The Abbot of Glendalough was the head of the monastery at Glendalough, founded by Saint Kevin in the early sixth century, which is in modern-day County Wicklow, Ireland. After the death of Saint Kevin, the abbots bore the title "Comarbai Cóemgein" (i.e. "successor of Saint Kevin"). Until the early twelfth century, a number of abbots and others at the monastery of Glendalough had also been consecrated bishops, but this did not necessarily mean they were bishops of Glendalough, since the Diocese of Glendalough was not established until the Synod of Rathbreasail in 1111.

==List of abbots==
The following is a list of abbots and early monastic bishops. (Those who were consecrated bishops, but did not hold the office of coarb or abbot are indicated in italics and brackets):
- Saint Kevin (Cóemgen mac Cóemloga), died 3 June 618 or 622
- Colmán Cerbb, also bishop, died 12 December 657/60
- Dairchell moccu Rétai, also bishop, died 3 May 678
- Do Chumac Conóc, died 687
- Dub Gualae, died 712
- Énchorach ua Dodáin, died 769
- Máel Combair, died 790
- Ceithernach, died 799
- Mimthenach, died 800
- Áed, died 809
- Échtbrann, died 809
- Guaire, died 810
- Eterscél mac Cellaig, also bishop
- Suibne mac Ioseph, died 836
- Suibne ua Teimnén, died 842
- Daniél, also abbot of Tallaight, died 868
- Fechtnach, died 875
- Dúngal mac Baíthnine, also bishop, died 904
- Cormac mac Fidbrain, also bishop, died 927
- (Nuada, bishop, but abbot, died 930)
- Flann ua hAnaile, died 950
- Ferdomnach ua Máenaig, also abbot of Clonmacnoise, died 952
- Flann ua hÁeducáin, died 957
- Martan, also anchorite and abbot of Tallaight; died 959
- Crunnmáel, died 972
- Ailill mac Laignig, died 973
- Cairpre ua Corra, died 974
- Dúnchad ua Mancháin, died 1003
- Conn ua Diugraid, died 1014
- Flann ua Cellaig, died 1030
- Conaing ua Cerbaill, died 1031
- Cathassach ua Cathail, deposed 1031, died 1045
- Murchad ua Nióc, died 1032
- (Máel Brigte ua Máel Finn, bishop, not abbot, died 1041)

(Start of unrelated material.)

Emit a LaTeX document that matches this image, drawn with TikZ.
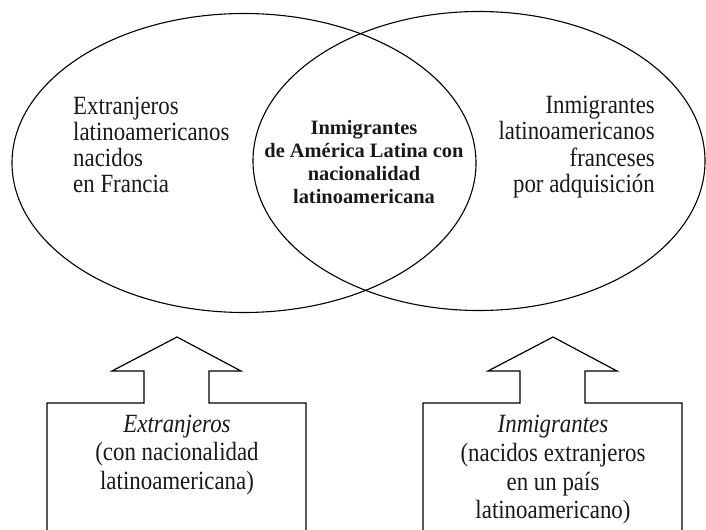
\documentclass[tikz,border=0pt]{standalone}
\usepackage{fontspec}
\setmainfont{Liberation Serif}
\newfontfamily\tallfont{Liberation Serif}[FakeStretch=0.87]
\usetikzlibrary{shapes.geometric}
\begin{document}
\begin{tikzpicture}[x=1bp,y=-1bp,
  venn/.style={draw=black,line width=1.1bp,ellipse,inner sep=0pt},
  upbox/.style={draw=black,line width=1.2bp,line join=miter},
  bigtxt/.style={font=\tallfont\fontsize{26.4}{26.3}\selectfont,text=black!90,inner sep=0pt},
  midtxt/.style={font=\fontsize{20.5}{23}\selectfont\bfseries,text=black!90,inner sep=0pt,align=center},
  boxtxt/.style={font=\tallfont\fontsize{26.4}{28.8}\selectfont,text=black!90,inner sep=0pt,align=center}]
\useasboundingbox (0,0) rectangle (706,530);
\node[venn,minimum width=464bp,minimum height=299bp] (L) at (244,163) {};
\node[venn,minimum width=452bp,minimum height=299bp] (R) at (479,161) {};
\node[bigtxt,anchor=west,align=left] (lt) at (73,145) {Extranjeros\\latinoamericanos\\nacidos\\en Francia};
\node[bigtxt,anchor=east,align=right] (rt) at (655,147) {Inmigrantes\\latinoamericanos\\franceses\\por adquisición};
\node[midtxt] (mt) at (364,162) {Inmigrantes\\de América Latina con\\nacionalidad\\latinoamericana};
\draw[upbox] (47,531) -- (47,403) -- (144,403) -- (144,371) -- (112,371) -- (177,337) -- (241,371) -- (209,371) -- (209,403) -- (306,403) -- (306,531);
\draw[upbox] (423,531) -- (423,403) -- (520,403) -- (520,371) -- (488,371) -- (553,337) -- (617,371) -- (585,371) -- (585,403) -- (682,403) -- (682,531);
\node[boxtxt] (lb) at (177,455) {\textit{Extranjeros}\\(con nacionalidad\\latinoamericana)};
\node[boxtxt] (rb) at (553,470) {\textit{Inmigrantes}\\(nacidos extranjeros\\en un país\\latinoamericano)};
\end{tikzpicture}
\end{document}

- Cináed mac Muiredaig, died 1068
- In Breithem Ua Mancháin, died 1095
- (Cormac Ua Máil, bishop, but not abbot, died 1101)
- Tuathal Ua Cathail, died 13 May 1106
- Gilla Comgaill Ua Tuathail, was killed by the Forthuatha Laigen in 1127; he was the father of Muirchertach Ua Tuathail, king of the Uí Muiredaig (1141–64), and grandfather of Lorcán Ua Tuathail (St Laurence O'Toole).

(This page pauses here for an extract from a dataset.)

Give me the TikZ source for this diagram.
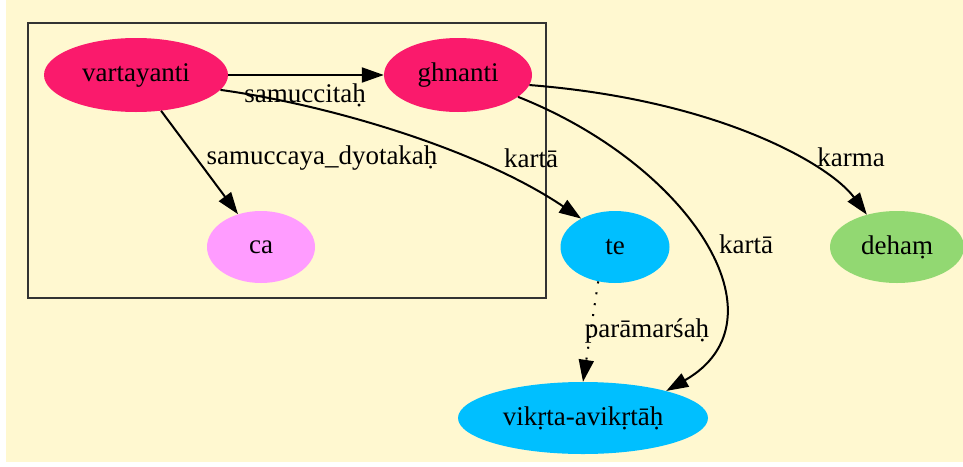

- Gilla Pátraic mac Tuathail Ua Cathail, was killed by the Uí Muiredaig in 1128; he was the son of Abbot Tuathal Ua Cathail.
- Dúnlaing Ua Cathail, died 1153
- Lorcán Ua Tuathail (St Laurence O'Toole), became abbot of Glendalough in 1154, and archbishop of Dublin in 1162, died 14 November 1180.

==Notes==

- It is uncertain whether Áed preceded or succeeded Échtbrann.
- It is uncertain whether Conaing preceded or succeeded Cathassach, who was blinded by Domnall ua Dúnlaing, grandson of Dúnlaing mac Tuathail Uí Muiredaig, king of Leinster (1014).